How to Make Electrical Tests
Electrical tests fall into two broad categories: hot tests and cold tests.
- Hot Tests: tests made with power applied to the unit.
- Cold Tests: tests made with the unit unplugged.
Over 90% of the time, you'll be measuring three different electrical parameters: 1) continuity, 2) voltage and 3) amperage.
- Use the "Ohms" function of your multimeter to test for electrical continuity.
- All continuity tests are made with power removed from the appliance--that means having the appliance unplugged.
- The lower the ohms read on the meter, the greater the continuity.
- Most switchs, thermostats and other contacts that are supposed to be closedshould read 2 ohms or less if they have proper continuity.
- If you read something higher than this, the electrical control you're testing is probably bad and should be replaced.
- When testing for the presence of proper voltage, you're looking for either 120 volts AC or 240 volts AC, depending on the type of appliance.
- When testing for voltages at electric dryer heating elements and electric range or stove elements, you're looking for 240 volts AC.

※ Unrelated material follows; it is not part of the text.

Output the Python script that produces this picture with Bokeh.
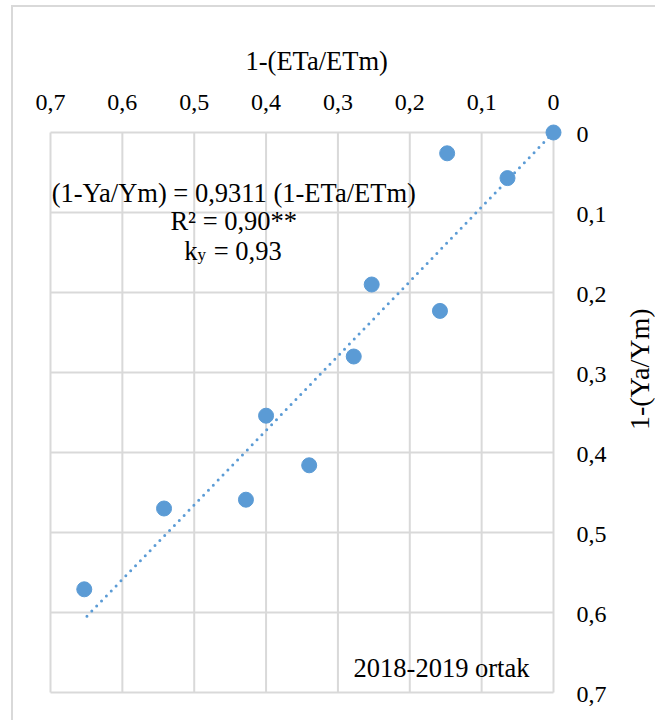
import math
from bokeh.plotting import figure
from bokeh.models import Range1d, Label, Column
from bokeh.embed import file_html
from bokeh.resources import INLINE

# Relative evapotranspiration deficit 1-(ETa/ETm) and relative yield decrease 1-(Ya/Ym)
eta_deficit = [0.0, 0.148, 0.064, 0.253, 0.158, 0.278, 0.400, 0.340, 0.428, 0.542, 0.653]
yield_decrease = [0.0, 0.026, 0.057, 0.190, 0.223, 0.280, 0.354, 0.416, 0.459, 0.470, 0.571]

# Fitted yield response (line through origin)
slope = 0.9311
equation_text = "(1-Ya/Ym) = 0,9311 (1-ETa/ETm)"
r2_text = "R² = 0,90**"
ky_value_text = "= 0,93"
panel_text = "2018-2019 ortak"
x_title = "1-(ETa/ETm)"
y_title = "1-(Ya/Ym)"

tick_values = [0.0, 0.1, 0.2, 0.3, 0.4, 0.5, 0.6, 0.7]
tick_labels = ["0", "0,1", "0,2", "0,3", "0,4", "0,5", "0,6", "0,7"]

FONT = "Liberation Serif"
BLUE = "#5B9BD5"
GRID = "#d9d9d9"

# Canvas and plot-area geometry (px); the scales span the whole canvas so that
# the reversed axes (0 at top-right) and their labels share one coordinate system.
W, H = 642, 713
AREA_L, AREA_R, AREA_T, AREA_B = 37, 540, 125, 685
X_LEFT, X_RIGHT = 0.7, 0.0      # values at plot-area left / right
Y_TOP, Y_BOTTOM = 0.0, 0.7      # values at plot-area top / bottom
sx = (AREA_R - AREA_L) / (X_RIGHT - X_LEFT)
sy = (AREA_B - AREA_T) / (Y_BOTTOM - Y_TOP)
x_range = Range1d(X_LEFT - AREA_L / sx, X_LEFT + (W - AREA_L) / sx)
y_range = Range1d(Y_TOP + (H - AREA_T) / sy, Y_TOP - AREA_T / sy)

p = figure(
    width=W, height=H, x_range=x_range, y_range=y_range,
    x_axis_location=None, y_axis_location=None,
    output_backend="svg", toolbar_location=None,
    min_border=0, background_fill_color="white", border_fill_color="white",
)
p.outline_line_color = None
p.xgrid.visible = False
p.ygrid.visible = False

# grid lines (plot-area border included)
p.segment(x0=tick_values, y0=[Y_TOP] * len(tick_values),
          x1=tick_values, y1=[Y_BOTTOM] * len(tick_values),
          line_color=GRID, line_width=2)
p.segment(x0=[X_LEFT] * len(tick_values), y0=tick_values,
          x1=[X_RIGHT] * len(tick_values), y1=tick_values,
          line_color=GRID, line_width=2)

# trend line from the fitted slope
line_x = [0.0, max(eta_deficit)]
line_y = [slope * v for v in line_x]
p.line(line_x, line_y, line_color=BLUE, line_width=3, line_dash="0 7", line_cap="round")

p.scatter(eta_deficit, yield_decrease, size=15, fill_color=BLUE, line_color=BLUE)

def add_text(x, y, text, size="26.5px", align="center", baseline="middle", angle=0.0):
    p.add_layout(Label(x=x, y=y, text=text, text_font=FONT, text_font_size=size,
                       text_align=align, text_baseline=baseline, text_color="black",
                       angle=angle))

# tick labels: top axis (reversed) and right axis (reversed)
top_label_y = Y_TOP - 30.5 / sy
right_label_x = X_RIGHT + 23 / sx
for t, lab in zip(tick_values, tick_labels):
    add_text(t, top_label_y, lab, size="24px")
    add_text(right_label_x, t + 2 / sy, lab, size="24px", align="left")

# axis titles
add_text(0.3296, -0.0888, x_title)
add_text(-0.1195, 0.296, y_title, size="28px", angle=math.pi / 2)

# regression annotation
add_text(0.445, 0.075, equation_text)
add_text(0.445, 0.110, r2_text)
add_text(0.4955, 0.1475, "k", align="right", baseline="alphabetic")
add_text(0.4955, 0.152, "y", size="17px", align="left", baseline="alphabetic")
add_text(0.4729, 0.1475, ky_value_text, align="left", baseline="alphabetic")
add_text(0.1558, 0.669, panel_text)

layout = Column(
    children=[p], margin=(5, 0, 0, 11),
    styles={"border-left": f"2px solid {GRID}", "border-top": f"2px solid {GRID}"},
)

open("out.html", "w").write(file_html(layout, INLINE))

- When testing for control voltages to solenoids, timers, etc., on washers and other 120 volts AC appliances (i.e., they do not require a 240 volt AC plug) then you're looking for 120 volts AC.
- Anything less means you have a problem somewhere in the circuit, usually an open switch or thermostat or one with poor continuity. Sometimes it could be a bad wire connection--look for burnt or discolored wires.
- Testing for amperage, or current, is another way of testing for continuity. The main difference being that amperage tests are made with power applied to the appliance and the appliance turned on. BE CAREFUL!
- You're looking for readings in the "amps" range, not the "milliamps" range.